Discrete Time Survival Models – Why No Random Effect Required

binary datacorrelationmixed modelsurvival

I learned that you can use random effects as a way to induce correlation in regression models. Say, we measure cholesterol over a 12 week period. The random effect "tells" the regression model that the data isn't independent: person's response in week 1 should be correlated to their response in week 2 and so on. Of course, you can specify more complicated types of correlation (I believe a simple random effect induces a compound symmetry correlation structure).

When you fit a discrete time survival model, you first transform the time-to-event data into counting process format (sometimes called person-period data) where rows are pseudo-observations for a person in each time period. Then you fit a model for binary data, usually logistic regression, to all the pseudo-observations.

I don't see people adding random effects or specifying a correlation structure in discrete time survival models. What "tells" the model that the multiple rows (pseudo-observations) for each person are not independent? Isn't the model treating pseudo observations as uncorrelated when they should have some correlation?

Best Answer

As Richard Hardy notes, discrete-time survival models can incorporate random effects. In many typical use cases, however, they aren't necessary. This is a similar issue for counting-process data in both continuous-time and discrete-time survival models.

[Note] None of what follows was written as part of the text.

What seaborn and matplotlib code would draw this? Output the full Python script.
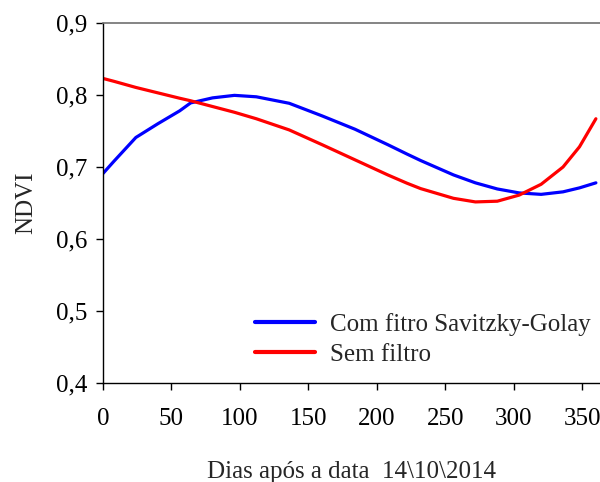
import numpy as np
import pandas as pd
import matplotlib
matplotlib.use("Agg")
import matplotlib.pyplot as plt
import seaborn as sns

days = [0, 8, 24, 40, 56, 64, 80, 96, 112, 136, 160, 184, 208, 222, 232, 256, 272, 288, 304, 320, 336, 348, 360]
com_filtro = [0.691, 0.708, 0.741, 0.760, 0.778, 0.789, 0.796, 0.7995, 0.7975, 0.7885, 0.771, 0.7525, 0.731, 0.718,
              0.709, 0.689, 0.678, 0.6695, 0.664, 0.662, 0.6655, 0.671, 0.678]
sem_filtro = [0.823, 0.819, 0.8105, 0.803, 0.7955, 0.792, 0.784, 0.776, 0.767, 0.7515, 0.731, 0.710, 0.689, 0.6775,
              0.670, 0.6565, 0.6515, 0.6525, 0.661, 0.676, 0.700, 0.728, 0.767]
series_names = ["Com fitro Savitzky-Golay", "Sem filtro"]
x_ticks = [0, 50, 100, 150, 200, 250, 300, 350]
y_ticks = [0.4, 0.5, 0.6, 0.7, 0.8, 0.9]
y_tick_labels = ["0,4", "0,5", "0,6", "0,7", "0,8", "0,9"]

df = pd.DataFrame({
    "dia": days * 2,
    "ndvi": com_filtro + sem_filtro,
    "serie": [series_names[0]] * len(days) + [series_names[1]] * len(days),
})

sns.set_style("white")
plt.rcParams["font.family"] = ["Liberation Serif", "DejaVu Serif"]

fig = plt.figure(figsize=(6.0, 4.82), dpi=100)
ax = fig.add_axes([103 / 600, 1 - 383 / 482, 1 - 103 / 600, (383 - 23) / 482])

sns.lineplot(data=df, x="dia", y="ndvi", hue="serie", hue_order=series_names,
             palette={series_names[0]: "#0000ff", series_names[1]: "#ff0000"},
             linewidth=2.3, ax=ax, legend=True, sort=False)

ax.set_xlim(0, 363)
ax.set_ylim(0.4, 0.9)
ax.set_xticks(x_ticks)
ax.set_xticklabels([str(t) for t in x_ticks])
ax.set_yticks(y_ticks)
ax.set_yticklabels(y_tick_labels)
ax.tick_params(axis="both", direction="out", length=5, width=1, colors="black",
               labelsize=18, left=True, bottom=True)
ax.tick_params(axis="y", pad=6)
ax.tick_params(axis="x", pad=13)

for s in ["left", "bottom"]:
    ax.spines[s].set_color("black")
    ax.spines[s].set_linewidth(1.0)
ax.spines["right"].set_visible(False)
ax.spines["top"].set_color("#707070")
ax.spines["top"].set_linewidth(1.2)

ax.set_xlabel("Dias após a data  14\\10\\2014", fontsize=18, labelpad=22)
ax.set_ylabel("NDVI", fontsize=18, labelpad=14)

leg = ax.legend(loc="lower left", bbox_to_anchor=(0.285, 0.02), frameon=False,
                fontsize=18, handlelength=2.4, handletextpad=0.6, labelspacing=0.3,
                borderaxespad=0)
for line in leg.get_lines():
    line.set_linewidth(3)

fig.savefig("out.png", dpi=100)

If an individual can have at most one event and the modeling only involves covariate values in place at event times (as in Cox models or in many discrete-time models), then there is no intra-individual correlation to contend with. Therneau and Grambsch discuss this aspect of counting-process data in Section 3.7.1, page 70:

One concern that often arises is that observations [on the same individual] are "correlated," and would thus not be handled by standard methods. This is not actually an issue. The internal computations for a Cox model have a term for each unique death or event time; a given term involves sums over those observations that are available or "at risk" at the select event date. Since the intervals for a particular subject, "Jones" say, do not overlap (assuming of course that Jones does not have a time machine, and could meet hirnself on the street), any given internal sum will involve at most one of the observations that represent Mr. Jones; that is, the sum will still be over a set of independent observations. For time-dependent covariates, the use of (start, stop] intervals is just a mechanism, a trick almost, that allows the program to select the correct x values for Jones at a given time. (When there are multiple events per subject the situation does become more complicated...).

If an individual can have more than 1 event or for types of parametric modeling that involve the entire survival function over time, then you would need to deal with intra-individual correlations. But simple binomial modeling when there can be at most 1 event per individual doesn't require that.